Exhibitions/ Five Thousand Years of Japanese Art

Five Thousand Years of Japanese Art: Treasures from the Packard Collection

December 17, 2009–June 6, 2010

Exhibition Overview

In 1975, the Metropolitan Museum of Art acquired more than four hundred works of Japanese art from collector Harry G. C. Packard (1914–1991), by gift and purchase.
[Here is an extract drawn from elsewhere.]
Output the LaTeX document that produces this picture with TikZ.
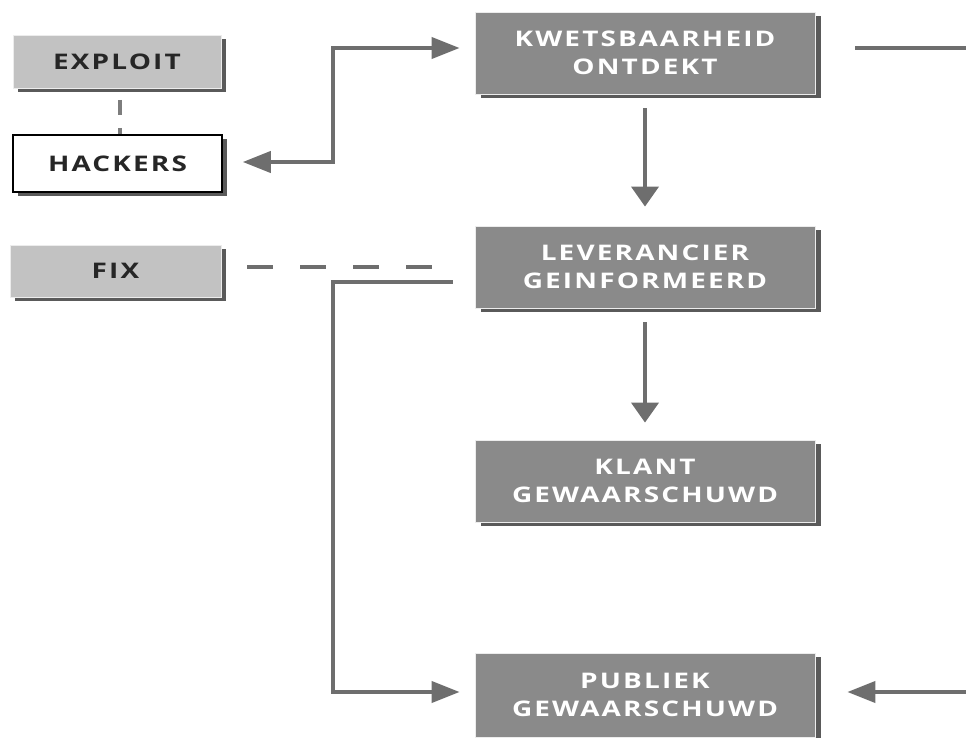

The acquisition instantly transformed the Museum into an institution boasting one of the finest collections of its kind in the West, with encyclopedic holdings from the Neolithic period through the nineteenth century.

This exhibition celebrates the thirty-fifth anniversary of the acquisition of the Packard Collection, showcasing its particular strengths in archaeological artifacts, Buddhist iconographic scrolls, ceramics, screen paintings of the Momoyama and Edo periods (sixteenth through nineteenth centuries), and sculptures of the Heian and Kamakura periods (ninth through fourteenth centuries). A highlight of the exhibition is a pairing of masterpieces by a Kano school master and his son: Old Plum, a set of sliding-door panels by Kano Sansetsu (1589–1651) in the Packard Collection; and One Hundred Boys, a pair of six-fold screens by Kano Einō (1631–1697), which was just acquired in 2009.